Scalia is working with legal writing expert Bryan Garner to write a book on the art of persuasive lawyering.

Scalia said in a statement that he hopes the book on brief-writing and oral argument will help improve lawyer skills—which will benefit judges as well, Legal Times reports.

Garner, who also runs CLE company LawProse Inc., told Legal Times that he recently spent four days with the justice writing and rewriting book chapters. He and Scalia have divided the writing, but with all the changes they make together “we can’t tell anymore which of us wrote which sentence.”

Scalia’s way with words has earned him a reputation of one of the best—and perhaps most acerbic—writers in Supreme Court history. He admits to being a “snoot”—someone who cares about precision in writing.

Yet writing doesn’t come easy for Scalia. His clerks write the first drafts of his opinions. Then he puts those drafts through at least five edits, rewriting, shortening or lengthening sections, and changing the order of presentation.

“Justice Scalia is a very serious student of advocacy,” Garner said. “The idea is that we can make an important contribution to legal literature … and discuss basic principles of argumentation, rhetoric, and judicial persuasion.”

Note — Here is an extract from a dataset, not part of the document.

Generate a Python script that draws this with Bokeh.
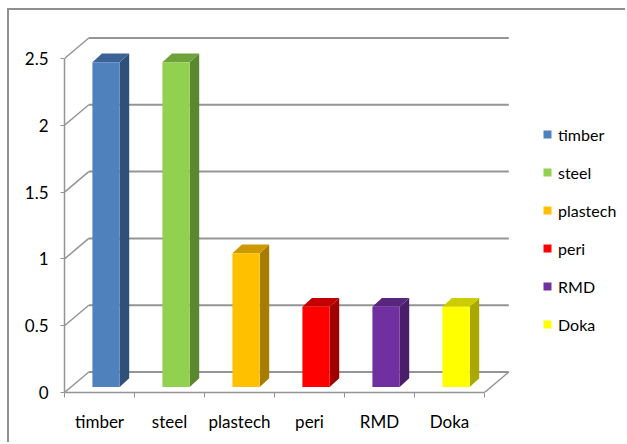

Scalia described the book this way through a spokesman: “The object of the book is to make available, in a compact and (we hope) readable format, what we think to be the best advice on how to argue a case. It covers both brief-writing and oral argument. And it includes both advice from modern sources and advice from ancient sources adapted to modern American circumstances. We hope it will be helpful to the bar; if so, it will benefit the bench as well.”